In retrospect, the third period was one of the most exciting 20 minutes of the series. The honour of Canadian hockey hung in the balance as fans across Canada settled into watch nervously. Fortunately, Canada scored first and early, with just 2:27 gone in the period — and on a battling effort by Phil Esposito, assisted by Pete Mahavolich and Cournoyer.

At the 10-minute mark, the teams change ends. The Soviets fall back into a defensive posture, trying to protect the one-goal lead. Team Canada is on the offensive. Esposito fires a blast from 15 feet and, when Tretiak bobbles it, Esposito knocks it our of the air and behind the net. Swarmed by three burly Soviets, Esposito centres the puck with brute force. Cournoyer shoots, Tretiak blocks — but the puck dribbles away from him. Cournoyer backhands it over four Solviet bodies sprawled on he ice and the game is tied, 5-5.

When the red light doesn’t flash on, Eagelson fears the worst — another plot. He jumps out of the stands, headed toward the goal judge.

Rescuing the Eagle — snapped from my seat during Game 8 (Bob Lewis photo)

As they would for any crazed spectator, Soviet authorities grab the Eagle in a head lock, lone arm behind his back. Skating by, Pete Mahavolich turns his hockey stick into a lance, stabbing the cops, while the Canadian bench across the ice empties in a full assault. The Eagle finds freedom, storming back across the ice to his team bench, his index finger praised in triumph as startled Russian fans look on — including Communist party boss Brezhnev and premier Kosygin.

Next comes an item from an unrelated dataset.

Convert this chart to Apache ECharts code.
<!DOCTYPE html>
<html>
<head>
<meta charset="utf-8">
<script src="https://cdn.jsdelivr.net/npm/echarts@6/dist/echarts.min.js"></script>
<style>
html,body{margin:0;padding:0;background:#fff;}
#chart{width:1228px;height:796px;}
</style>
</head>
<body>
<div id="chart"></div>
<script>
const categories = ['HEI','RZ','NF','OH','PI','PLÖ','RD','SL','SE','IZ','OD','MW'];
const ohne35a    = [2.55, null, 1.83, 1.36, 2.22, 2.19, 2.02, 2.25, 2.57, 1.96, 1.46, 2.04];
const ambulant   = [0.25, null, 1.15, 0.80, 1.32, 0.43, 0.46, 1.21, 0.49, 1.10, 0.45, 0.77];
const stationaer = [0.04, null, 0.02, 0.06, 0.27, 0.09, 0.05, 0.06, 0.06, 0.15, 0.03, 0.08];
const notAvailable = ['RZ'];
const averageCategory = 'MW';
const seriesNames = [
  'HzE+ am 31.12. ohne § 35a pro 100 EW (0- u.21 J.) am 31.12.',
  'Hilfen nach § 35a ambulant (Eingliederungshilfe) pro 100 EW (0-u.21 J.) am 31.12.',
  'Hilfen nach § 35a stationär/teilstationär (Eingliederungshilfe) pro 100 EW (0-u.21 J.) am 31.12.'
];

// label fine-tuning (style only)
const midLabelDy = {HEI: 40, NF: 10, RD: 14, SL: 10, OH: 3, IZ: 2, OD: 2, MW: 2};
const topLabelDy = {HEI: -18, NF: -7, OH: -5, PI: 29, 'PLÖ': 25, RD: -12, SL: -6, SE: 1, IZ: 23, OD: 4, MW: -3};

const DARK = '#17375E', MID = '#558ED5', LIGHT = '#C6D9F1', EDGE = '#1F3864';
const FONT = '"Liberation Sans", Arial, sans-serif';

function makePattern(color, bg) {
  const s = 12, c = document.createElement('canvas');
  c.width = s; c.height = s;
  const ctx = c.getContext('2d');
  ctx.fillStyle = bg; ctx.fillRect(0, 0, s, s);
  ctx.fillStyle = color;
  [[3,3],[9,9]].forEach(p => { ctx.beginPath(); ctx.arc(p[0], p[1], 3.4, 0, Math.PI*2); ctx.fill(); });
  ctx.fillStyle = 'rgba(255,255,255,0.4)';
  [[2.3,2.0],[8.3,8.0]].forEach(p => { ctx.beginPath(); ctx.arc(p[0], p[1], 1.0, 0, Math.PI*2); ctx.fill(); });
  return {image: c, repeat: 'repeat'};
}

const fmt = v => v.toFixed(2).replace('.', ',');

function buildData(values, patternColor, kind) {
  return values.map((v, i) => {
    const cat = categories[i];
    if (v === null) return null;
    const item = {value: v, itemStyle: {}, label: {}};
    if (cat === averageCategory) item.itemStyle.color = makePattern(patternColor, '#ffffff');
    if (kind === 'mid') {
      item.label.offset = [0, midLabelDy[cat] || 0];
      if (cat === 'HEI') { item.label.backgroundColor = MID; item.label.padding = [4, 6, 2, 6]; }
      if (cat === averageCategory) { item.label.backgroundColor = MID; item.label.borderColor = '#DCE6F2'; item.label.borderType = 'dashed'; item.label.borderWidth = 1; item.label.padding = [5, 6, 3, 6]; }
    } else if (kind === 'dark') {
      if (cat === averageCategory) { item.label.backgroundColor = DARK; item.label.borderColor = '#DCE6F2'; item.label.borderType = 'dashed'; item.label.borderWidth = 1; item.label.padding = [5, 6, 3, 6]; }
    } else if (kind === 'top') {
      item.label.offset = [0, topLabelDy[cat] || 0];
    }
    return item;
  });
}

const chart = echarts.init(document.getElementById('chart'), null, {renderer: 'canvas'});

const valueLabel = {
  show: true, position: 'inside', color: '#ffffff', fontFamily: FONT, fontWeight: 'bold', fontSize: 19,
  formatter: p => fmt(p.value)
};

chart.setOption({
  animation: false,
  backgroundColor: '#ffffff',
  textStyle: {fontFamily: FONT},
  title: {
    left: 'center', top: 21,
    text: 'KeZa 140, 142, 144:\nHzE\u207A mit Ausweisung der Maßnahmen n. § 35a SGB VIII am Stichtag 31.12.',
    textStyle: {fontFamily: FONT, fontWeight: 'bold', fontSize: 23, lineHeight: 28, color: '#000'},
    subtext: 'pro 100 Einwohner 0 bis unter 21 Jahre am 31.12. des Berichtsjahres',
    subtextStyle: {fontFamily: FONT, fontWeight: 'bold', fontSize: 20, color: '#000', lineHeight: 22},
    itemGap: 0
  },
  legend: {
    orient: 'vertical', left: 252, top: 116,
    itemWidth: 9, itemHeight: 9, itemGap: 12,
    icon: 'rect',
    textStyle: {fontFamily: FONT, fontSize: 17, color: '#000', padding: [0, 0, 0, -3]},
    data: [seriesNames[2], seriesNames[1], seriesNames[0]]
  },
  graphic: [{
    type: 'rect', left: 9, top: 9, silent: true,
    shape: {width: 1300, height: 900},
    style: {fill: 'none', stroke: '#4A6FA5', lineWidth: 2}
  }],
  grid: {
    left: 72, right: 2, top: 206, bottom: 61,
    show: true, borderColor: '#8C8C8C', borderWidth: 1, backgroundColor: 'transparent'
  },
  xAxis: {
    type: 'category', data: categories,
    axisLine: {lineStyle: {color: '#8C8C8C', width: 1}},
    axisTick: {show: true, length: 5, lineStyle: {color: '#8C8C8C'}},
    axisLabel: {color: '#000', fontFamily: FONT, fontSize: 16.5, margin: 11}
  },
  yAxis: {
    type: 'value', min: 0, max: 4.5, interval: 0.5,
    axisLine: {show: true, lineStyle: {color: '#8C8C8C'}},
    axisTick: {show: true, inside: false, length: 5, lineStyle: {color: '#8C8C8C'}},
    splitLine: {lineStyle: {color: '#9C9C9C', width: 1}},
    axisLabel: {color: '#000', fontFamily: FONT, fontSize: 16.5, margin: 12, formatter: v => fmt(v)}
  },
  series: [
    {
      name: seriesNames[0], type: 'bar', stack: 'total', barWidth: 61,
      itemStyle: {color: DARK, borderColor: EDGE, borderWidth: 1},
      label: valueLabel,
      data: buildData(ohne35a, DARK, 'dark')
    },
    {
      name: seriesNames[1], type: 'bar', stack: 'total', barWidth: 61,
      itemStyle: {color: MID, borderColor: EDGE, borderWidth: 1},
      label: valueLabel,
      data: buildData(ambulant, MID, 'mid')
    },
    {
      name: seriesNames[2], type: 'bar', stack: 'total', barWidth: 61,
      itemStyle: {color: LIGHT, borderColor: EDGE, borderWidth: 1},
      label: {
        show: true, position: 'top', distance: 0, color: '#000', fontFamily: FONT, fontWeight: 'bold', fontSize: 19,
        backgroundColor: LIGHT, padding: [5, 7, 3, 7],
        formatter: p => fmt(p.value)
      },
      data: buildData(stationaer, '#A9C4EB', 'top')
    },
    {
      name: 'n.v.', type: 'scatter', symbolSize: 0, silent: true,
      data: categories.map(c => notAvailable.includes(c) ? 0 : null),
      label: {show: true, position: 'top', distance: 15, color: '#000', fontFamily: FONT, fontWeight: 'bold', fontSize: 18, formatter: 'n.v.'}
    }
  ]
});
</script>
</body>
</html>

There are now seven minutes and four seconds of playing time left as the exhausted teams trade scoring chances. The Esposito-Cournoyer-Peter Mahavolich line is nearing the end of its shift. Less than a minute to go. Henderson jumps on the ice and replaces Mahavolich. The other two stay on the ice. Cournoyer, exhausted, gets the puck and shoots it into the Soviet end, preparing to go off. As he changes his mind, Vasiliev clears the puck — right onto Cournoyer’s stick

[Cournoyer fires a shot wide of Soviet goalie Tretiak. Paul Henderson, falling to the ice, stabs at the puck trying to direct it to the net, but he crashes into the boards and the puck bounces to Tretiak’s right, at the feet of two Soviet defensemen. They both fail to clear it. Esposito grabs the lose puck and, his back to the net, fires a weak shot on Tretiak. Improbably, he fails to smother the soft shot and the puck bounces in front. By now, Henderson is back on his feet in front of the net. He slaps at the puck. Tretiak stops it. But there is another rebound. This time, Henderson slides it under the sprawling net minder. Broadcaster Foster Hewett, in a call for the ages, tells millions back home watching on national TV: “Henderson has scored for Canada.]

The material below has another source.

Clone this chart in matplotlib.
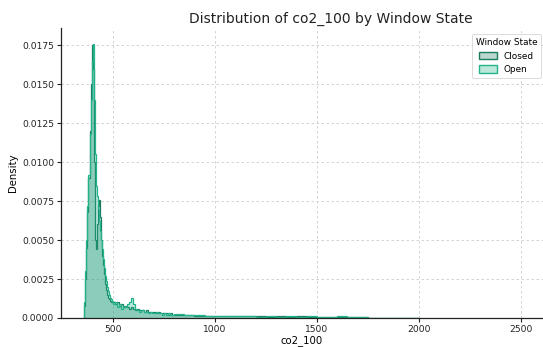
import numpy as np
import matplotlib
matplotlib.use("Agg")
import matplotlib.pyplot as plt
from matplotlib.patches import Patch

# ---- data (densities) ----
edges_peak = list(range(355, 505, 5))          # 355..500, 5-wide bins
edges_mid = list(range(510, 805, 10))          # 500..800, 10-wide bins
edges_tail = list(range(850, 2050, 50))        # 800..2000, 50-wide bins
edges = edges_peak + edges_mid + edges_tail

closed_peak = [0.0, 0.0008, 0.0025, 0.0045, 0.0068, 0.0090, 0.0120, 0.0150, 0.0175, 0.0160,
               0.0100, 0.0050, 0.0044, 0.0060, 0.0072, 0.0076, 0.0065, 0.0050, 0.0040, 0.0034,
               0.0028, 0.0022, 0.0018, 0.0015, 0.0013, 0.0012, 0.0011, 0.0010, 0.0010]
open_peak = [0.0, 0.0010, 0.0030, 0.0050, 0.0072, 0.0092, 0.0118, 0.0140, 0.0165, 0.0176,
             0.0140, 0.0105, 0.0085, 0.0078, 0.0070, 0.0062, 0.0056, 0.0050, 0.0044, 0.0038,
             0.0032, 0.0027, 0.0024, 0.0020, 0.0017, 0.0015, 0.0013, 0.0012, 0.0011]

closed_mid = [0.0010, 0.0009, 0.0010, 0.0008, 0.0009, 0.0007, 0.0008, 0.0007, 0.0006, 0.0007,
              0.0006, 0.0005, 0.0006, 0.0005, 0.0005, 0.0004, 0.0005, 0.0004, 0.0004, 0.0004,
              0.0004, 0.0003, 0.0004, 0.0003, 0.0003, 0.0003, 0.0003, 0.0002, 0.0003, 0.0002]
open_mid = [0.0009, 0.0010, 0.0007, 0.0009, 0.0006, 0.0008, 0.0007, 0.0009, 0.0010, 0.0013,
            0.0009, 0.0006, 0.0005, 0.0004, 0.0005, 0.0004, 0.0004, 0.0003, 0.0004, 0.0003,
            0.0003, 0.0004, 0.0003, 0.0003, 0.0002, 0.0003, 0.0002, 0.0003, 0.0002, 0.0002]

closed_tail = [0.00022, 0.00018, 0.00015, 0.00014, 0.00012, 0.00011, 0.00012, 0.00010,
               0.00011, 0.00009, 0.00010, 0.00009, 0.00010, 0.00008, 0.00009, 0.00008,
               0.00007, 0.00008, 0.00004, 0.00002, 0.0, 0.00001, 0.0, 0.00001]
open_tail = [0.00025, 0.00020, 0.00017, 0.00013, 0.00014, 0.00012, 0.00010, 0.00012,
             0.00009, 0.00011, 0.00008, 0.00010, 0.00009, 0.00011, 0.00008, 0.00009,
             0.00010, 0.00006, 0.00005, 0.00003, 0.00001, 0.00002, 0.00001, 0.0]

closed_density = closed_peak + closed_mid + closed_tail
open_density = open_peak + open_mid + open_tail

states = ["Closed", "Open"]
colors = {"Closed": "#1c7c60", "Open": "#22b38b"}
yticks = [0.0, 0.0025, 0.005, 0.0075, 0.01, 0.0125, 0.015, 0.0175]
xticks = [500, 1000, 1500, 2000, 2500]

# ---- plot ----
fig = plt.figure(figsize=(5.43, 3.47), dpi=100)
ax = fig.add_axes([0.1123, 0.0836, 0.8877, 0.8354])

series = {"Closed": closed_density, "Open": open_density}
for s in states:
    vals = np.array(series[s])
    ax.stairs(vals, edges, fill=True, color=colors[s], alpha=0.3, linewidth=0)
    ax.stairs(vals, edges, fill=False, color=colors[s], linewidth=0.9)

ax.set_xlim(245, 2610)
ax.set_ylim(0, 0.0186)
ax.set_xticks(xticks)
ax.set_yticks(yticks)
ax.set_yticklabels([f"{v:.4f}" for v in yticks])
ax.tick_params(labelsize=6.6, length=3, width=0.8, pad=2, colors="#222222")

ax.grid(True, linestyle=(0, (3, 3)), color="#cccccc", linewidth=0.6)
ax.set_axisbelow(True)
for sp in ["top", "right"]:
    ax.spines[sp].set_visible(False)
for sp in ["left", "bottom"]:
    ax.spines[sp].set_color("#222222")
    ax.spines[sp].set_linewidth(0.9)

ax.set_title("Distribution of co2_100 by Window State", fontsize=10, color="#222222",
             pad=4, x=0.56)
ax.set_xlabel("co2_100", fontsize=7.3, labelpad=1)
ax.set_ylabel("Density", fontsize=7.3, labelpad=3)

handles = [Patch(facecolor=matplotlib.colors.to_rgba(colors[s], 0.3),
                 edgecolor=colors[s], linewidth=1.0) for s in states]
leg = ax.legend(handles, states, title="Window State", loc="upper right",
                fontsize=6.4, title_fontsize=6.4, frameon=True, fancybox=True,
                borderpad=0.45, handlelength=2.0, handleheight=0.9,
                borderaxespad=0.2, bbox_to_anchor=(1.0, 0.985))
leg.get_frame().set_edgecolor("#cccccc")
leg.get_frame().set_linewidth(0.6)

fig.savefig("out.png", dpi=100)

The sweet outcome hardly obscured the fact that the Soviet Union has arrived as a major hockey power. Only six weeks ago it was inconceivable to most Canadians that they would have to go to the 34-second mark of the third period on the eighth game to win the series.

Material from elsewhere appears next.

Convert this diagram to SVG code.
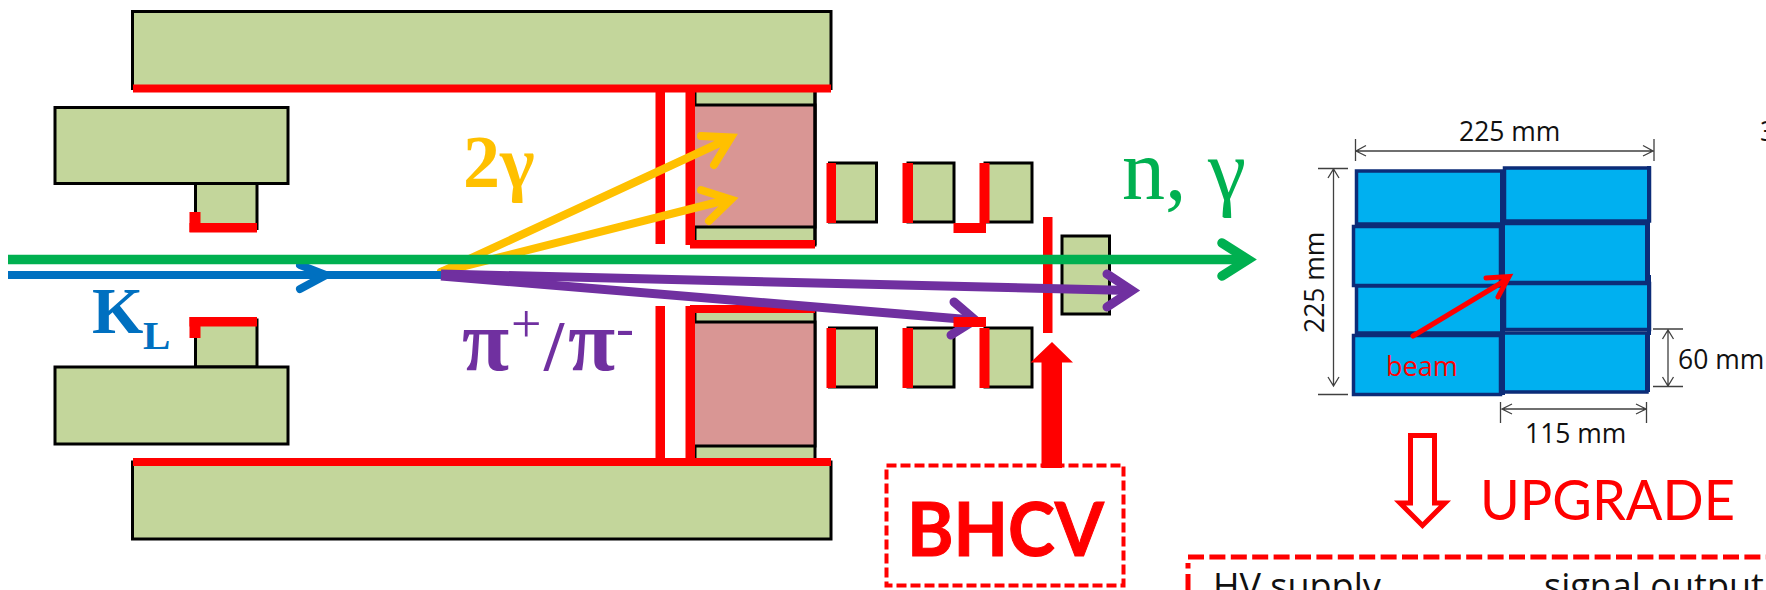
<svg xmlns="http://www.w3.org/2000/svg" width="1766" height="590" viewBox="0 0 1766 590">
<style>
.g{fill:#c3d69b;stroke:#000;stroke-width:3}
.p{fill:#d99694;stroke:#000;stroke-width:3}
.r{fill:#f00}
.bl{fill:#00b0f0;stroke:#0c2c78;stroke-width:3.500}
.side{fill:#0c2c78}
.ln{fill:none;stroke-linecap:round;stroke-linejoin:miter}
.dim{fill:none;stroke:#404040;stroke-width:1.3}
.od{font-family:"Open Sans",sans-serif;font-size:26.500px;fill:#111}
.ts{font-family:"Liberation Serif",serif}
.cb{font-family:Lato,sans-serif}
</style>
<rect width="1766" height="590" fill="#fff"/>
<g id="magnet-top"><rect class="g" x="132.500" y="11.500" width="698.500" height="77"/></g>
<g id="magnet-bottom"><rect class="g" x="132.500" y="462" width="698.500" height="77"/></g>
<g id="collimator-top"><rect class="g" x="55" y="107.500" width="233" height="76"/><rect class="g" x="195.500" y="183.500" width="61.500" height="45"/></g>
<g id="collimator-bottom"><rect class="g" x="195.500" y="320" width="61.500" height="47"/><rect class="g" x="55" y="367" width="233" height="77"/></g>
<g id="calorimeter-top">
<rect class="g" x="695" y="88" width="120" height="157"/><rect class="p" x="693" y="105" width="122" height="122"/><path d="M815 88V245" stroke="#000" stroke-width="3"/>
</g>
<g id="calorimeter-bottom">
<rect class="g" x="695" y="309" width="120" height="153"/><rect class="p" x="693" y="322" width="122" height="124"/>
</g>
<g id="blocks-top"><rect class="g" x="829.500" y="163" width="47" height="59"/><rect class="g" x="908" y="163" width="46" height="59"/><rect class="g" x="985" y="163" width="47" height="59"/></g>
<g id="blocks-bottom"><rect class="g" x="829.500" y="328" width="47" height="59"/><rect class="g" x="908" y="328" width="46" height="59"/><rect class="g" x="985" y="328" width="47" height="59"/></g>
<g id="beam-block"><rect class="g" x="1062" y="236" width="47.500" height="78"/></g>
<g id="veto-linings">
<rect class="r" x="133" y="84.500" width="698" height="8"/><rect class="r" x="133" y="458" width="698" height="8"/>
<rect class="r" x="189.500" y="223" width="67.500" height="9.500"/><rect class="r" x="189.500" y="212" width="11" height="20"/>
<rect class="r" x="189.500" y="317" width="67.500" height="9.500"/><rect class="r" x="189.500" y="317" width="11" height="21"/>
<rect class="r" x="655.500" y="88" width="9.500" height="156"/><rect class="r" x="655.500" y="306" width="9.500" height="156"/>
<rect class="r" x="685.500" y="88" width="9.500" height="157"/><rect class="r" x="685.500" y="306" width="9.500" height="156"/>
<rect class="r" x="690" y="240" width="125" height="8.500"/><rect class="r" x="690" y="305" width="125" height="8"/>
<rect class="r" x="826.500" y="163" width="9.500" height="60"/><rect class="r" x="902.500" y="163" width="10.500" height="60"/><rect class="r" x="979.500" y="163" width="10" height="60"/>
<rect class="r" x="953.500" y="223" width="32.500" height="10"/>
<rect class="r" x="826.500" y="328" width="9.500" height="60"/><rect class="r" x="902.500" y="328" width="10.500" height="60"/><rect class="r" x="979.500" y="328" width="10" height="60"/>
</g>
<g id="connectors">
<rect class="r" x="1043" y="217" width="9.500" height="116"/>
<g class="ln" stroke="#ffc000" stroke-width="8">
<path d="M441 272L726 140M701 136L731 137.500L714 165"/>
<path d="M441 272L726 200M701 190L731 199.500L709 221"/>
</g>
<g class="ln" stroke="#0070c0" stroke-width="8"><path d="M8 275H441" stroke-linecap="butt"/><path d="M300 265L326 275L300 289"/></g>
<g class="ln" stroke="#00b050" stroke-width="9.500"><path d="M8 259.500H1246" stroke-linecap="butt"/><path d="M1222 243L1248 259.500L1222 276"/></g>
<g class="ln" stroke="#7030a0" stroke-width="9">
<path d="M441 274L1130 290.500" stroke-linecap="butt"/><path d="M1107 274L1132 290.500L1107 307"/>
<path d="M441 276L973 320" stroke-linecap="butt"/><path d="M954 302L975 320L951 335"/>
</g>
<rect class="r" x="953.500" y="317" width="32.500" height="10"/>
</g>
<g id="label-2g"><text class="ts" x="463" y="187" font-size="74" font-weight="700" fill="#ffc000">2γ</text></g>
<g id="label-kl"><text class="ts" x="92" y="333" font-size="66" font-weight="700" fill="#0070c0">K</text><text class="ts" x="143" y="349" font-size="41" font-weight="700" fill="#0070c0">L</text></g>
<g id="label-pi" class="ts" font-weight="700" fill="#7030a0"><text x="462" y="370" font-size="86">π</text><text x="511" y="342" font-size="54" font-weight="400">+</text><text x="544" y="370" font-size="72">/</text><text x="568" y="370" font-size="86">π</text><text x="616" y="346" font-size="54" font-weight="400">-</text></g>
<g id="label-ng"><text class="ts" x="1122" y="198.500" font-size="86" fill="#00b050">n, γ</text></g>
<g id="bhcv">
<rect x="886.500" y="465.500" width="237" height="120" fill="none" stroke="#f00" stroke-width="4" stroke-dasharray="10 4"/>
<path class="r" d="M1052 342L1073 362.500H1062V468H1041.500V362.500H1030.500Z"/>
<text class="cb" x="907" y="556" font-size="75" font-weight="700" fill="#f00" stroke="#f00" stroke-width="1" textLength="197" lengthAdjust="spacingAndGlyphs">BHCV</text>
</g>
<g id="scintillator">
<rect class="bl" x="1356.500" y="171" width="146" height="53"/>
<rect class="bl" x="1353.500" y="226.500" width="147" height="59"/>
<rect class="bl" x="1356.500" y="286" width="146" height="47"/>
<rect class="bl" x="1353.500" y="335.500" width="147" height="59"/>
<rect class="bl" x="1504.500" y="168" width="145" height="53"/>
<rect class="bl" x="1503" y="223.500" width="144" height="59"/>
<rect class="bl" x="1504.500" y="283.500" width="145" height="46"/>
<rect class="bl" x="1503" y="333" width="144" height="59"/>
<rect class="side" x="1500" y="170" width="5" height="225"/>
<rect class="side" x="1647" y="166" width="4" height="56"/><rect class="side" x="1645" y="222" width="5" height="60"/><rect class="side" x="1647" y="275" width="4" height="60"/><rect class="side" x="1645" y="332" width="5" height="60"/>
</g>
<g id="beam-arrow"><path class="ln" d="M1413 336L1506 280M1486 278L1509 276.500L1498 297" stroke="#f00" stroke-width="5"/></g>
<g id="dimensions">
<path class="dim" d="M1356 151H1653M1366 145.500L1356 151L1366 156M1643 145.500L1653 151L1643 156M1355.500 139V161M1654 139V161"/>
<path class="dim" d="M1333.500 169V386M1328 178L1333.500 169L1339 178M1328 377L1333.500 386L1339 377M1318 168.500H1348M1318 394.500H1348"/>
<path class="dim" d="M1668 330V386M1662.500 339L1668 330L1673.500 339M1662.500 377L1668 386L1673.500 377M1653 329H1683M1653 386.500H1683"/>
<path class="dim" d="M1502 409H1646M1512 404L1502 409L1512 414M1636 404L1646 409L1636 414M1500.500 402V423M1646.500 402V423"/>
<text class="od" x="1459" y="140.500">225 mm</text>
<text class="od" x="1760" y="141">3</text>
<text class="od" transform="translate(1323.500 333) rotate(-90)">225 mm</text>
<text class="od" x="1678" y="369">60 mm</text>
<text class="od" x="1525" y="442.500">115 mm</text>
<text x="1386" y="376" font-family="Open Sans,sans-serif" font-size="27" fill="#f00">beam</text>
</g>
<g id="upgrade">
<path d="M1410.500 435.500H1434.500V503H1445L1422.500 525.500L1400 503H1410.500Z" fill="#fff" stroke="#f00" stroke-width="5"/>
<text class="cb" x="1480" y="520" font-size="56" fill="#f00" textLength="255" lengthAdjust="spacingAndGlyphs">UPGRADE</text>
</g>
<g id="upgrade-box">
<path d="M1188 557H1766M1188 590V563" fill="none" stroke="#f00" stroke-width="5" stroke-dasharray="16 5.400"/>
<text x="1213" y="599" font-family="Open Sans,sans-serif" font-size="36" fill="#111">HV supply</text>
<text x="1544" y="599" font-family="Open Sans,sans-serif" font-size="36" fill="#111">signal output</text>
</g>
</svg>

Team Canada coach Sinden asserted that the series proved “the character of the Canadian professional hockey player.” But he also conceded that Canadians have learned that hockey “can be played as well, about as well, as we play it, elsewhere in the world — particularly in the Soviet Union.”

“What a beautiful feeling,” exclaimed defenceman Gary Bergman in the dressing room din after the historic game. “My adrenaline is running so high I could run a four-minute mile.”

Bobby Clarke, 23, in only his third NHL season, was so anxious to get to the post-game receptiopn that he forgot to dry his curly, blonde hair. “I don’t know if I’ve ever played better than I did in this series,” he said. “But I can say I never played harder. Every hockey player deserves this feeling once in a lifetime. I have never played in a Stanley Cup game but if I ever do, it won’t come close to matching how I feel now.”

Lanky Peter Mahavolich, who led the ‘rescue’ of Eagleson, declared: “I think I am not only a better hockey player after this series, I believe I am a better individual.”